* Begin EXTRACTED INFORMATION *
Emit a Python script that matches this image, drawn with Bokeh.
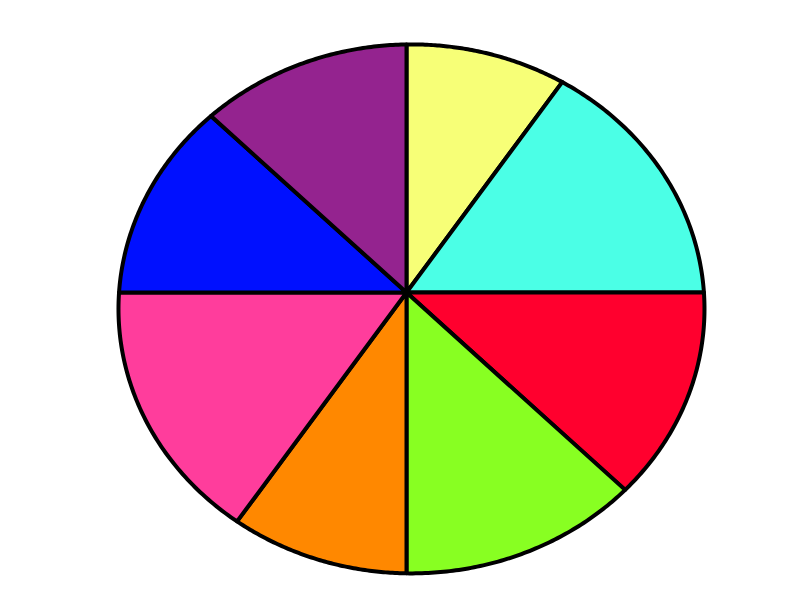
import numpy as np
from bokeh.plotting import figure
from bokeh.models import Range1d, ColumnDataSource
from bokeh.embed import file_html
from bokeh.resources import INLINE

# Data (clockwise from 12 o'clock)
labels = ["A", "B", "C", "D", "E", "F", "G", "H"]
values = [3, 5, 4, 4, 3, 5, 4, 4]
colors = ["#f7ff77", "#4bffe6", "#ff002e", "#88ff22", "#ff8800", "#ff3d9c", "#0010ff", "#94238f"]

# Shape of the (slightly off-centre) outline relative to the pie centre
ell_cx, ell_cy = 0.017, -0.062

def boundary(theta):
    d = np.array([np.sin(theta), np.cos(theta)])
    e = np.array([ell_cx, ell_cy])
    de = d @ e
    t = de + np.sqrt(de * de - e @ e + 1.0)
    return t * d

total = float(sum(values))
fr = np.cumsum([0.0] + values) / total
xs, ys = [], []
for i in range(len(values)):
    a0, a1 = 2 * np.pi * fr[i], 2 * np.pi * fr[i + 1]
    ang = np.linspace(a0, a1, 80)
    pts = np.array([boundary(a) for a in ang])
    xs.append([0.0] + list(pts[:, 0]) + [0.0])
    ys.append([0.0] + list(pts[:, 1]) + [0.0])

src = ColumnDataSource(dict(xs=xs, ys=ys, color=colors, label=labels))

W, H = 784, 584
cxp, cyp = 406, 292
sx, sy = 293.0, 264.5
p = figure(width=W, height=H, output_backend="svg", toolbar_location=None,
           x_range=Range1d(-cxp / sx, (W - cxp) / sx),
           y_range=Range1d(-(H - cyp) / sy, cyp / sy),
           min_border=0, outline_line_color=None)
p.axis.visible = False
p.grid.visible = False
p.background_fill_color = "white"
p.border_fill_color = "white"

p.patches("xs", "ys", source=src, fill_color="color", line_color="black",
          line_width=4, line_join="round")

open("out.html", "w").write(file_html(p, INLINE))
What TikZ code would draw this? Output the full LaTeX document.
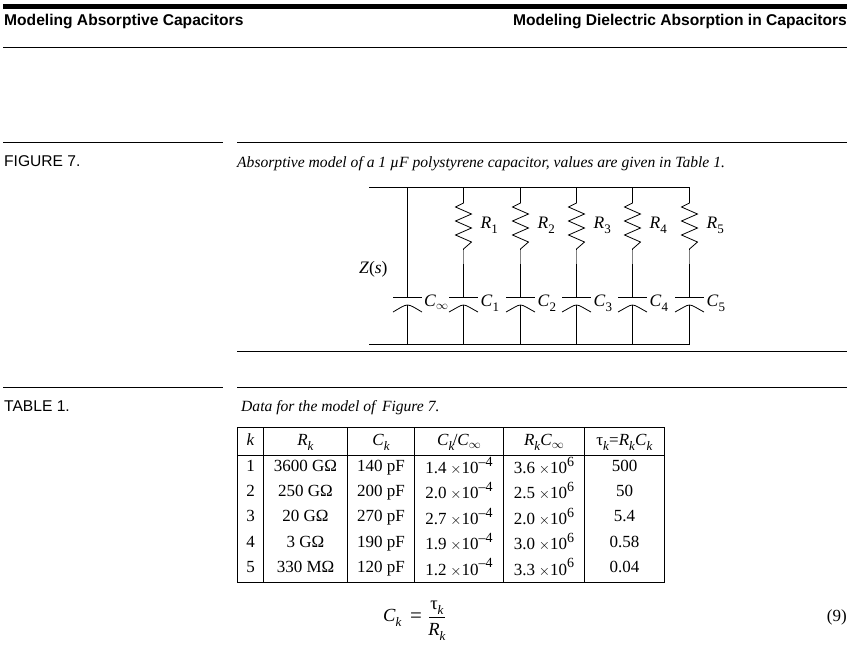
* End EXTRACTED INFORMATION *
SET EXERCISE:
Go through the listing above and write it out again exactly, dropping the pictures.

EXERCISE OUTPUT:
Emit a Python script that matches this image, drawn with Bokeh.
import numpy as np
from bokeh.plotting import figure
from bokeh.models import Range1d, ColumnDataSource
from bokeh.embed import file_html
from bokeh.resources import INLINE

# Data (clockwise from 12 o'clock)
labels = ["A", "B", "C", "D", "E", "F", "G", "H"]
values = [3, 5, 4, 4, 3, 5, 4, 4]
colors = ["#f7ff77", "#4bffe6", "#ff002e", "#88ff22", "#ff8800", "#ff3d9c", "#0010ff", "#94238f"]

# Shape of the (slightly off-centre) outline relative to the pie centre
ell_cx, ell_cy = 0.017, -0.062

def boundary(theta):
    d = np.array([np.sin(theta), np.cos(theta)])
    e = np.array([ell_cx, ell_cy])
    de = d @ e
    t = de + np.sqrt(de * de - e @ e + 1.0)
    return t * d

total = float(sum(values))
fr = np.cumsum([0.0] + values) / total
xs, ys = [], []
for i in range(len(values)):
    a0, a1 = 2 * np.pi * fr[i], 2 * np.pi * fr[i + 1]
    ang = np.linspace(a0, a1, 80)
    pts = np.array([boundary(a) for a in ang])
    xs.append([0.0] + list(pts[:, 0]) + [0.0])
    ys.append([0.0] + list(pts[:, 1]) + [0.0])

src = ColumnDataSource(dict(xs=xs, ys=ys, color=colors, label=labels))

W, H = 784, 584
cxp, cyp = 406, 292
sx, sy = 293.0, 264.5
p = figure(width=W, height=H, output_backend="svg", toolbar_location=None,
           x_range=Range1d(-cxp / sx, (W - cxp) / sx),
           y_range=Range1d(-(H - cyp) / sy, cyp / sy),
           min_border=0, outline_line_color=None)
p.axis.visible = False
p.grid.visible = False
p.background_fill_color = "white"
p.border_fill_color = "white"

p.patches("xs", "ys", source=src, fill_color="color", line_color="black",
          line_width=4, line_join="round")

open("out.html", "w").write(file_html(p, INLINE))
What TikZ code would draw this? Output the full LaTeX document.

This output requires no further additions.